Thursday, June 11, 2009

The Word of the Day Is "Crowdsourcing"

"In addition to basic differences in attitude that seem to arise with differences in age, each generation tends to use social technologies in different ways. To get a broader sense of these differences, I asked 1,200 of my closest friends on Facebook and Twitter what they thought of the online generation gap. Surprisingly, the answers I got - from people as young as 19 and as old as 60 - were fairly consistent. The gap is most evident in the way people use the networks, not in whom they connect with. The networks of nearly everyone who responded to my questions span multiple generations of users. But the observations my correspondents made about the kinds of posts that other participants submit were telling. One representative response came from a Twitter user who had this to say: "Gen Dvide=Usage Dvide <25>25 tend 2 use 4 customized networking/info/culture/research" (that's text speak even I barely understood).

Translation: It's all in how they use it. Common gripes about the inanity of Twitter updates - stereotypically oversharing every moment of daily life from breakfast to dinner, including all rest stops - may be largely due to the tendency of 20-somethings to broadcast their personal lives in their status updates. (The Twitter criticisms can be rebutted, of course.) Nearly every respondent acknowledged that members of Generation Y - often defined as those born in the 1980s and 1990s - seem bent on publicizing every detail of their daily life over the Internet. By contrast, members of Generation X - tagged as those born between 1964 and 1984, who now make up much of the mainstream workforce - tend to post more information about their professional lives, conferences they're attending and projects they're working on. To some older observers, it looks like self-absorbed bragging, though many 30-somethings claim to have reaped career-boosting benefits from this type of crowdsourcing." (Robert Strohmeyer, PC World, feature article on the MSN homepage, June 10, 2009)

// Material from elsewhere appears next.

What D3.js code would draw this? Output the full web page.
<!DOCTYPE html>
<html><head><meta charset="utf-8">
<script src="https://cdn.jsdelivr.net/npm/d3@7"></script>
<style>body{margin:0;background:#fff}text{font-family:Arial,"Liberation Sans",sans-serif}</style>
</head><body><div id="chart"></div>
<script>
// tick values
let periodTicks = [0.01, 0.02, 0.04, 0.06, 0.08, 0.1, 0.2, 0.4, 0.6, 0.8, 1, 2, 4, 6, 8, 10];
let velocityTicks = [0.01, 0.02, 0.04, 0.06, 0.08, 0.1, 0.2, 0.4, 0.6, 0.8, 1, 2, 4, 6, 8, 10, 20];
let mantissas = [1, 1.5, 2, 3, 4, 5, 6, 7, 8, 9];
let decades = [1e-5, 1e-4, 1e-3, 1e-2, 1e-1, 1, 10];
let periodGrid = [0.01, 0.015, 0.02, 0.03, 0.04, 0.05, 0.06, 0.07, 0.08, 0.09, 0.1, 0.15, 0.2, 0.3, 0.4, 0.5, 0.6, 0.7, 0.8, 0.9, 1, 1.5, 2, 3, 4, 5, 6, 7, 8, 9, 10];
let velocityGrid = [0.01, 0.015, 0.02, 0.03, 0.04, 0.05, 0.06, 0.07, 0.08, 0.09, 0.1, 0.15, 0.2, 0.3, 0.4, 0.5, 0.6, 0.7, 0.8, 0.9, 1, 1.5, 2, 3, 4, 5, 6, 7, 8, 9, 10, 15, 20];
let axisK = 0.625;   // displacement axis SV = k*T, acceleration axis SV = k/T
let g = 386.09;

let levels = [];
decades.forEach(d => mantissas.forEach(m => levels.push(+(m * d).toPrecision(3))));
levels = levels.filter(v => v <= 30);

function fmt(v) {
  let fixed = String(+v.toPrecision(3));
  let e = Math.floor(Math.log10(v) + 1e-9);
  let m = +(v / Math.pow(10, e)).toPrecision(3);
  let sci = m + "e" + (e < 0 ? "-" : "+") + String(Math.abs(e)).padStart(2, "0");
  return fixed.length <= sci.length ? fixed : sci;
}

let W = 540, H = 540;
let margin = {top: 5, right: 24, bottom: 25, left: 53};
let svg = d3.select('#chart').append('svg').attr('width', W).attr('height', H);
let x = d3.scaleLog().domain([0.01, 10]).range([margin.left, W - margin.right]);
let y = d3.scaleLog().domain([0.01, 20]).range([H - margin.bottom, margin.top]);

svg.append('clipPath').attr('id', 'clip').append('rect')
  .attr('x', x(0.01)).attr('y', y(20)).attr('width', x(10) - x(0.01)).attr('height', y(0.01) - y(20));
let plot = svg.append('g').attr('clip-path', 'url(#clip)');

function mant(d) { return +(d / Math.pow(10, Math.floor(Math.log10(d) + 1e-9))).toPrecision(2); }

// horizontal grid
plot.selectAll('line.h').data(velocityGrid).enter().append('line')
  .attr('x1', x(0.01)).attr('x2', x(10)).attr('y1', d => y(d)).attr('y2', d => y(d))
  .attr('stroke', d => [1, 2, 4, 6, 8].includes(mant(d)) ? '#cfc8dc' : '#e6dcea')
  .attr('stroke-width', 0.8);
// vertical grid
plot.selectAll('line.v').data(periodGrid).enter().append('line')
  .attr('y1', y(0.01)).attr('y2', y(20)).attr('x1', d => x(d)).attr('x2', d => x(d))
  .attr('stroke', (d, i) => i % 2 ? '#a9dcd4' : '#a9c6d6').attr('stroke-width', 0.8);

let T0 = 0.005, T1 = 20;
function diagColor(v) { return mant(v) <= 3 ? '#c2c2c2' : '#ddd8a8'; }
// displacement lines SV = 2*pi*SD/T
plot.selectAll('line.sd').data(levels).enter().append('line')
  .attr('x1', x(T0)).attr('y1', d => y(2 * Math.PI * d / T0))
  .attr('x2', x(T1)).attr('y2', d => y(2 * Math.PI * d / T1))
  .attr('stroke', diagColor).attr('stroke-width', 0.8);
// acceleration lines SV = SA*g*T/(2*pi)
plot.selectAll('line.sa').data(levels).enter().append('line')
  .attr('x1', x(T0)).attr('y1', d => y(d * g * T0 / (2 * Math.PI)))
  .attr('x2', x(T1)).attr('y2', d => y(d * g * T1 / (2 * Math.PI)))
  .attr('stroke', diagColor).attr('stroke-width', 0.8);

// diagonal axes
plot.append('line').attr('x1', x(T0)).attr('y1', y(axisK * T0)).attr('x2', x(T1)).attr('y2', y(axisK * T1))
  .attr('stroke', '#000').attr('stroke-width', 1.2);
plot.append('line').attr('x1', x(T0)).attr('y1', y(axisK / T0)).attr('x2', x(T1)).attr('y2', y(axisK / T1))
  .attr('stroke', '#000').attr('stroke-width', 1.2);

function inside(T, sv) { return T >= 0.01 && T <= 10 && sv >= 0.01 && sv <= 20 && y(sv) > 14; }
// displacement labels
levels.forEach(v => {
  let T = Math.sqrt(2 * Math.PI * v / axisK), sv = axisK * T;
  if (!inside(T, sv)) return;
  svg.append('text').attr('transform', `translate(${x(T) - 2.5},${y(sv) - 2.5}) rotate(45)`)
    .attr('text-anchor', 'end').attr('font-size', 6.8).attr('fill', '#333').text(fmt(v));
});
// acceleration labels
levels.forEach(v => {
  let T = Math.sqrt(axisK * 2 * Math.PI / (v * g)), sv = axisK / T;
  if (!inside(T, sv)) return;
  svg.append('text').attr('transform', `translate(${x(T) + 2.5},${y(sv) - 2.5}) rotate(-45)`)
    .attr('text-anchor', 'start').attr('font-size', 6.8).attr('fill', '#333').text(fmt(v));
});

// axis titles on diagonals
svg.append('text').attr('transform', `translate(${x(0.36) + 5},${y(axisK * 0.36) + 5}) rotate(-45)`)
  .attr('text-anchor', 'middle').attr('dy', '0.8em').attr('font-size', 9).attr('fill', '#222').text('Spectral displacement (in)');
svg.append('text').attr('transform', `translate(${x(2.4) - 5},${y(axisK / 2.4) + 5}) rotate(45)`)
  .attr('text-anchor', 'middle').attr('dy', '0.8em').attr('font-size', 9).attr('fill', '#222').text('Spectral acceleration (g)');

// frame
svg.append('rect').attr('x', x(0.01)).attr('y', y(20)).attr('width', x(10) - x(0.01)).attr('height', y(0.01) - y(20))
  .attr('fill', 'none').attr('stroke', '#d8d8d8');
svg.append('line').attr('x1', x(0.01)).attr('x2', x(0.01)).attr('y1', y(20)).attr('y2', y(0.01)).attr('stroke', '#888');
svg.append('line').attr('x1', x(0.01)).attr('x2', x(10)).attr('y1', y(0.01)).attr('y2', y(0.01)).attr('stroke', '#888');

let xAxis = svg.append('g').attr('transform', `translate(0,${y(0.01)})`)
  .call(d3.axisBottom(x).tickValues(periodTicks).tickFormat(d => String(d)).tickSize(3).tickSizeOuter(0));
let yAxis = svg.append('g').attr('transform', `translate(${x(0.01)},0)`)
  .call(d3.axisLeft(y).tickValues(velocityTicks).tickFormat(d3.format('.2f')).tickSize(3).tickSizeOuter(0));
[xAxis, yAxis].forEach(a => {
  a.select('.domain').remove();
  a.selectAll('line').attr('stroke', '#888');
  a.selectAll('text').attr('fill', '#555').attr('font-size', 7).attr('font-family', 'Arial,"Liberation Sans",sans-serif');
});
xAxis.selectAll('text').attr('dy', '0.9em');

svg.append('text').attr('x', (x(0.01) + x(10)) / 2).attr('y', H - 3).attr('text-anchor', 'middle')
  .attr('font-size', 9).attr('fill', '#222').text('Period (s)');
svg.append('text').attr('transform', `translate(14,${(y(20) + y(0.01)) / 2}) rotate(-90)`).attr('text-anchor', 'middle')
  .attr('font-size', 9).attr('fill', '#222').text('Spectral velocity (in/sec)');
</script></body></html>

"Rob Carter, chief information officer at FedEx, thinks the best training for anyone who wants to succeed in 10 years is the online game World of Warcraft. Carter says WoW, as its 10 million devotees call it, offers a peek into the workplace of the future. Each team faces a fast-paced, complicated series of obstacles called quests, and each player, via his online avatar, must contribute to resolving them or else lose his place on the team. The player who contributes most get to lead the team - until someone else contributes more. The game, which many Gen Yers learned as teens, is intensely collaborative, constantly demanding and often surprising. "It takes exactly the same skill set people will need more of in the future to collaborate on (multinational, multicultural) work projects," says Carter. "The kids are already doing it." (Anne Fisher, Time, May 25, 2009)

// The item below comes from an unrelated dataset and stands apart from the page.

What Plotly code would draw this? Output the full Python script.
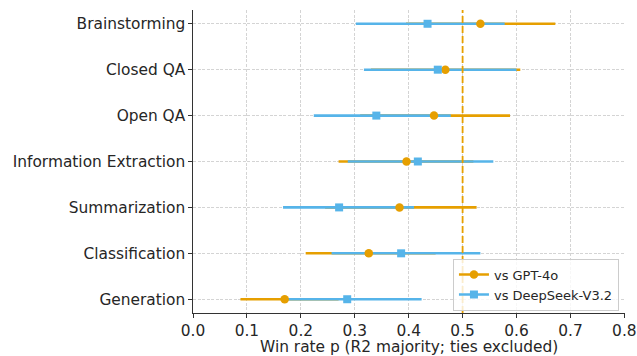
import plotly.graph_objects as go

categories = ["Brainstorming", "Closed QA", "Open QA", "Information Extraction",
              "Summarization", "Classification", "Generation"]

# vs GPT-4o
gpt_p = [0.533, 0.468, 0.447, 0.396, 0.383, 0.326, 0.170]
gpt_lo = [0.395, 0.330, 0.310, 0.270, 0.245, 0.209, 0.088]
gpt_hi = [0.672, 0.607, 0.588, 0.520, 0.526, 0.450, 0.270]

# vs DeepSeek-V3.2
ds_p = [0.435, 0.454, 0.340, 0.417, 0.271, 0.386, 0.286]
ds_lo = [0.302, 0.317, 0.224, 0.287, 0.167, 0.257, 0.172]
ds_hi = [0.578, 0.600, 0.478, 0.557, 0.410, 0.533, 0.424]

x_ticks = [0.0, 0.1, 0.2, 0.3, 0.4, 0.5, 0.6, 0.7, 0.8]
x_title = "Win rate p (R2 majority; ties excluded)"

ORANGE = "#E69F00"
BLUE = "#56B4E9"
FONT = "DejaVu Sans"

fig = go.Figure()

def err_trace(p, lo, hi, color):
    return go.Scatter(
        x=p, y=categories, mode="markers",
        marker=dict(size=1, opacity=0, color=color),
        error_x=dict(type="data", symmetric=False,
                     array=[h - v for h, v in zip(hi, p)],
                     arrayminus=[v - l for v, l in zip(p, lo)],
                     width=0, thickness=2.6, color=color),
        showlegend=False, hoverinfo="skip")

fig.add_trace(err_trace(gpt_p, gpt_lo, gpt_hi, ORANGE))
fig.add_trace(err_trace(ds_p, ds_lo, ds_hi, BLUE))

fig.add_trace(go.Scatter(x=gpt_p, y=categories, mode="markers",
                         marker=dict(symbol="circle", size=8.5, color=ORANGE),
                         showlegend=False))
fig.add_trace(go.Scatter(x=ds_p, y=categories, mode="markers",
                         marker=dict(symbol="square", size=8, color=BLUE),
                         showlegend=False))

# legend entries
fig.add_trace(go.Scatter(x=[None], y=[None], mode="lines+markers", name="vs GPT-4o",
                         line=dict(color=ORANGE, width=2.6),
                         marker=dict(symbol="circle", size=8.5, color=ORANGE)))
fig.add_trace(go.Scatter(x=[None], y=[None], mode="lines+markers", name="vs DeepSeek-V3.2",
                         line=dict(color=BLUE, width=2.6),
                         marker=dict(symbol="square", size=8, color=BLUE)))

fig.add_shape(type="line", xref="x", yref="paper", x0=0.5, x1=0.5, y0=0, y1=1,
              line=dict(color=ORANGE, width=1.8, dash="7px,3px"), layer="above")

fig.add_annotation(text=x_title, xref="paper", yref="paper", x=0.5, y=0,
                   xanchor="center", yanchor="middle", yshift=-34, showarrow=False,
                   font=dict(size=15.4, family=FONT, color="#262626"))

fig.update_layout(
    width=637, height=356,
    margin=dict(l=193, r=12, t=10, b=43),
    paper_bgcolor="white", plot_bgcolor="white",
    font=dict(family=FONT, size=15.4, color="#262626"),
    legend=dict(x=0.986, xanchor="right", y=0.008, yanchor="bottom",
                bgcolor="rgba(255,255,255,0.8)", bordercolor="#cccccc", borderwidth=1,
                font=dict(size=13, family=FONT, color="#262626"),
                itemwidth=30, tracegroupgap=0),
)

fig.update_xaxes(
    range=[0, 0.8012], tickvals=x_ticks, ticktext=[f"{v:.1f}" for v in x_ticks],
    showgrid=True, gridcolor="#d4d4d4", griddash="3px,1.5px", gridwidth=0.8,
    showline=True, linecolor="#333333", linewidth=1.25,
    ticks="outside", ticklen=3.5, tickcolor="#333333", tickwidth=1,
    zeroline=False, automargin=False, ticklabeloverflow="allow",
)
fig.update_yaxes(
    type="category", categoryorder="array", categoryarray=categories,
    range=[6.3, -0.3],
    showgrid=True, gridcolor="#d4d4d4", griddash="3px,1.5px", gridwidth=0.8,
    showline=True, linecolor="#333333", linewidth=1.25,
    ticks="outside", ticklen=3.5, tickcolor="#333333", tickwidth=1,
    zeroline=False, automargin=False,
)

fig.write_html("out.html", config={"displayModeBar": False},
               post_script="document.body.style.margin='0';document.body.style.overflow='hidden';")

On the movie Swing Vote, with Kevin Costner (see my 2/4/09 review), the main character uses the term "insourcing" to describe manual labor job positions getting taken by illegal immigrants. "Crowdsourcing" beats that word hands down. I happen to be one of those "self-absorbed" 30-somethings described above, using online networks for "info/culture/research." It reminds me of a conversation I once had with a college roommate about internet search engines changing what is "definitive" to what is "most popular." Marketing firms are already "crowdsourcing" different celebrities by the number of Twitter followers that they have. Popularity has gone from being a quality to a measurable quantity.

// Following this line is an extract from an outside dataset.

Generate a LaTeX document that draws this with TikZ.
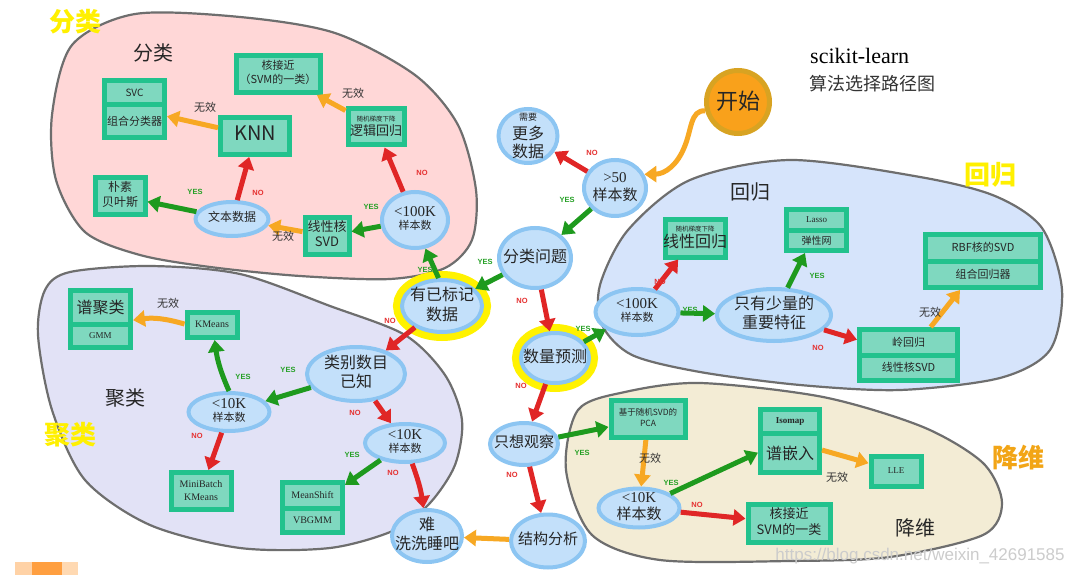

What that means for the future of employment is no different from the past - "it's not WHAT you know but WHO you know" (or how many people know you). Instead of the 20-year span defined above as 1964-1984 for Generation X births, I had always heard that the cutoff was 1978, making me a day away from being born into Generation Y (Why?). If 1984 is the actual cutoff, then that makes my youngest brother less than a year off from being Generation X. I think he played World of Warcraft, which I never did, so if you're just going by the second quote above, I am definitely X while my brother is Y.

2 comments:

Michael Mullen said...

I can't wait for my future workplace to become World of Warcraft! Finally, something to do with that 1950 Arena Rating and epic gear. But alas, WoW doesn't even update my old toon's information anymore (http://www.wowarmory.com/character-sheet.xml?r=Firetree&n=Peif).

Funny enough, at some point in college, me and some online friends actually did start a guild called "Enterprise". It never accomplished much, as I could never devote the time and energy that a guild demands. Eventually, we merged with a bigger guild, and eventually I moved on. While I wouldn't say that WoW teaches any viable workplace skills, I think it could be used as a battery for identifying "able persons" and "disabled persons".

As a comic fan, you might like to know that the beginning of the WoW comic book series was very exciting. But I hear it has steadily gone downhill.

King said...

crimony, I better get a WOW account before I get left behind. I still remember some quick key functions on Diablo I, does that help?